Tuesday, September 20, 2005

PERSONAL PROBLEMS
“The wise of all ages have taught that it is the knowledge of the divine Being that is life, and the only reality. Although a human activity may have a number of complicated motives, some of which are base and gross, it is the aspiration towards divinity, the desire towards beauty, which is its soul, its life, its reality. And it is in proportion to the degree of strength or weakness of his aspiration towards beauty that man's ideal is great or small, and his religion is great or small.”
Hazrat Inayat Khan
Thank you everyone for your thoughtful responses to the last article. Last night one of my mureeds visited me and posed a similar question which I found difficult to answer. Then, in searching for something the above quote came up, not necessarily as a direct answer to her question but as a means of examining what the response might be.
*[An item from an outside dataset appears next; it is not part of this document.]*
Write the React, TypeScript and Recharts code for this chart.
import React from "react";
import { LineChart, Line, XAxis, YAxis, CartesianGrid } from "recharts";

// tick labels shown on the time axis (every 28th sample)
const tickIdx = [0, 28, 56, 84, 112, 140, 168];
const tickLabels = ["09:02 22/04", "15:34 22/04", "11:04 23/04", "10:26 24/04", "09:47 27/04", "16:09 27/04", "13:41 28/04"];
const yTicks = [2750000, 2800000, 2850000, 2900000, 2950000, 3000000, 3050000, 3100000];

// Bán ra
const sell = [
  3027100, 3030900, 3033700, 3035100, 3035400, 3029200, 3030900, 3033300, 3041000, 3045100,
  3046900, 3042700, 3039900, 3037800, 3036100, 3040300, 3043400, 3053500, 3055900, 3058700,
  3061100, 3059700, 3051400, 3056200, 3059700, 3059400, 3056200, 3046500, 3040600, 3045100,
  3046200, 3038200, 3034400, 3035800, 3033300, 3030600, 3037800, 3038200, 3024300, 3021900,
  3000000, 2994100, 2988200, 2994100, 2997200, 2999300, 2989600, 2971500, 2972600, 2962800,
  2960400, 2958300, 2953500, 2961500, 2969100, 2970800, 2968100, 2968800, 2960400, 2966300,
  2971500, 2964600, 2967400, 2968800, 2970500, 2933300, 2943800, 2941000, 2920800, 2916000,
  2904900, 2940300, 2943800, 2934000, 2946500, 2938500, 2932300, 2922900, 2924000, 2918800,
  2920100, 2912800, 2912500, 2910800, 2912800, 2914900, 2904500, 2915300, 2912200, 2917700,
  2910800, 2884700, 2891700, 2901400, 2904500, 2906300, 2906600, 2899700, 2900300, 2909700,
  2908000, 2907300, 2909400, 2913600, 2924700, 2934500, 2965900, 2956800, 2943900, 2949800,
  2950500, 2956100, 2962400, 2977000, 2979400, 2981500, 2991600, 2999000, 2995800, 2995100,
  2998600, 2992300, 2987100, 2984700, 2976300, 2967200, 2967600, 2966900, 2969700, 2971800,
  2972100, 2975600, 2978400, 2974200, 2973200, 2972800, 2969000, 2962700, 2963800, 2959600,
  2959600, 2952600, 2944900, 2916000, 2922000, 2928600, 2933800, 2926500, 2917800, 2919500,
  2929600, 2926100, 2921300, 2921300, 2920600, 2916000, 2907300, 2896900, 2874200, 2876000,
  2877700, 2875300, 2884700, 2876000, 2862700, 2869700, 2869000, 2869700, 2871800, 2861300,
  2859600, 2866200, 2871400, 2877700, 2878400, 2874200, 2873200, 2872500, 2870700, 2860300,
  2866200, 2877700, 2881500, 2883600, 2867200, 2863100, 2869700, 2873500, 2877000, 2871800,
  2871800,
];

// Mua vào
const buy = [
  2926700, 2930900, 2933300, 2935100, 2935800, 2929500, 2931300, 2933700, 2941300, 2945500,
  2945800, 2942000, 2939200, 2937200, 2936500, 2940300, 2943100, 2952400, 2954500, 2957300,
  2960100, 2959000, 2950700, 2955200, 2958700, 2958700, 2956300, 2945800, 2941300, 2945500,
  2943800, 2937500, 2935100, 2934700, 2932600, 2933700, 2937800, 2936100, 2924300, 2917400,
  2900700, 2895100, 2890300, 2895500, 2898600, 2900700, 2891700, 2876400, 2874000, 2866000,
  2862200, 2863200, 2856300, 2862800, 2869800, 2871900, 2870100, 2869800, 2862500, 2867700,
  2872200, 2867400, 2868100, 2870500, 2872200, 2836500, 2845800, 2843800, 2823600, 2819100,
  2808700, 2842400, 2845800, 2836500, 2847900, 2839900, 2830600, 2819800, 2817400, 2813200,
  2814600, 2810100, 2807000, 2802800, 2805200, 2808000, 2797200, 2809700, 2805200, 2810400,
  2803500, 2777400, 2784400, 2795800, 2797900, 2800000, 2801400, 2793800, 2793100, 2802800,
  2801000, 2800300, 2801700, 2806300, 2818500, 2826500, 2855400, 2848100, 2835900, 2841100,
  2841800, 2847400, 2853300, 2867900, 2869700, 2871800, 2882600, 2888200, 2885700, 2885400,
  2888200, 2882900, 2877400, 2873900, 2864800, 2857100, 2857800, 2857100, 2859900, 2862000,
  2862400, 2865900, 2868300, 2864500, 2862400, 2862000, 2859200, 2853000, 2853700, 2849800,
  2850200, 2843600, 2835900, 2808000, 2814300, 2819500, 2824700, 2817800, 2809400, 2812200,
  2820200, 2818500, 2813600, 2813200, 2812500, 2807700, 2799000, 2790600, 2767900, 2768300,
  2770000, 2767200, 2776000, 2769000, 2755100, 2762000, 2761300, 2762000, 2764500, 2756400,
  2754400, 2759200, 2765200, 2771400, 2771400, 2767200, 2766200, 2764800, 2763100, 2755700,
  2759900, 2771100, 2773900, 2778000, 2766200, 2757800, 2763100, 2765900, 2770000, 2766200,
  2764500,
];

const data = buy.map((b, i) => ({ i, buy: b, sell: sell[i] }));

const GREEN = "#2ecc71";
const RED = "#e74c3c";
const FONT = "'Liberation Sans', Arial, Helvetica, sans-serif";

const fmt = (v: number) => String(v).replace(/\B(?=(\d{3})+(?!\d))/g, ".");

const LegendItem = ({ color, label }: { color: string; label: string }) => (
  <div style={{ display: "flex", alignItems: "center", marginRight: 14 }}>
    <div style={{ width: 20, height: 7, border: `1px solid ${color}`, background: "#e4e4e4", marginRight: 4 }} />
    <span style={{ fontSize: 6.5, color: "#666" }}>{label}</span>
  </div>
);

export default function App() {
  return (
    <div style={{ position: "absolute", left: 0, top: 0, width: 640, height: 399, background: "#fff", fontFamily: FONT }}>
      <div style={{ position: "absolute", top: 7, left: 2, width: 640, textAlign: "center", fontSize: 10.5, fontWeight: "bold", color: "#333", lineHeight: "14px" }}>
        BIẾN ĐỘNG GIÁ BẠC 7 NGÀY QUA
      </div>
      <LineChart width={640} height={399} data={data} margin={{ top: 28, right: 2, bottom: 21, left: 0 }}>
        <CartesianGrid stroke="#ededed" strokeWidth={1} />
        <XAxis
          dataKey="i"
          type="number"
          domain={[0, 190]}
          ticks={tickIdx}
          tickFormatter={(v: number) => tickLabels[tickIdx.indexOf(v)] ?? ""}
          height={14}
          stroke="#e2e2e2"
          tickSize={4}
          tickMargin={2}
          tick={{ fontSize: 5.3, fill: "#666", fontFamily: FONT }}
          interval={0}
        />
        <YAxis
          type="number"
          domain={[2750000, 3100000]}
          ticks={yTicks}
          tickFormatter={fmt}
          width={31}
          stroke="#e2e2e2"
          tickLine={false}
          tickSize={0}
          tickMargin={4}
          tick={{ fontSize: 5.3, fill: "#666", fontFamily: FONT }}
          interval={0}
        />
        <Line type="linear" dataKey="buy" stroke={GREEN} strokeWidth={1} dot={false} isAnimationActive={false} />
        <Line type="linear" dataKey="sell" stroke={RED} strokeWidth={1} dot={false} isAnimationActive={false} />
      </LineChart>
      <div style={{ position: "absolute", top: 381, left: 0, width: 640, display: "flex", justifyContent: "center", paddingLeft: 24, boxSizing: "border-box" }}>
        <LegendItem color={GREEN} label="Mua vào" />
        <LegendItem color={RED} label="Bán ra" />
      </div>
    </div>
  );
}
The problem she posed was not that uncommon, in fact Pir Vilayat often alluded to a similar issue from his early days. The way she stated it was to ask me what to do about people who come to her and, in her words, wonder why it hurts when they stick a fork in the electrical receptacle, as allusion to a conversation earlier in the evening about children who do such things. They ask and ask and, even though she tries to avoid giving advice, eventually she gives in and says, “Don’t do that!” to which they often reply, “That’s pretty arrogant of you to judge me that way!” Is this familiar to anyone? You have this desire to help, might even be good at it but, when you give your response to the dilemma or predicament, your very reasonable advice is rejected, even though it was asked for. If this happened once or twice in your life it could be acceptable but, when it happens repeatedly, it can become something very annoying.
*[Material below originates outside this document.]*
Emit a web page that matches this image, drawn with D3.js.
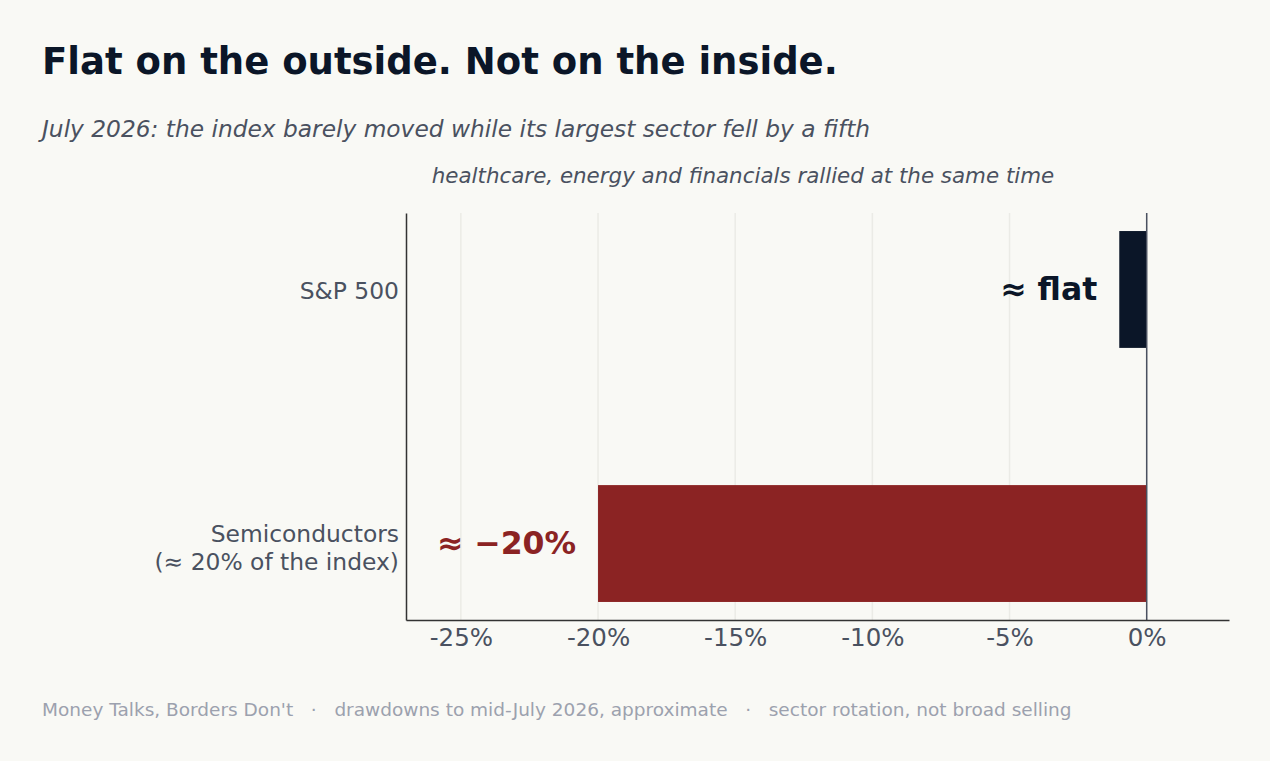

In Pir Vilayat’s case, he often told of his early experiences being the center leader in Paris. This was before he decided to come to the US and work here. People would come to him and ask him what their biggest fault was so they could work on it. And he told them. He rapidly learned that was a really bad idea. No one really wants to hear what their biggest fault is, what they want is someone to tell them that they are really okay and this is a not so clever means of asking for validation. The inevitable result was that they resented his information and would get really angry. As a result he adopted a policy of never giving advice. I think this took awhile because I can remember from my early days in the SOI that he would give allusions or hints but during his last ten years or so he consistently refused to give any personal advice at all.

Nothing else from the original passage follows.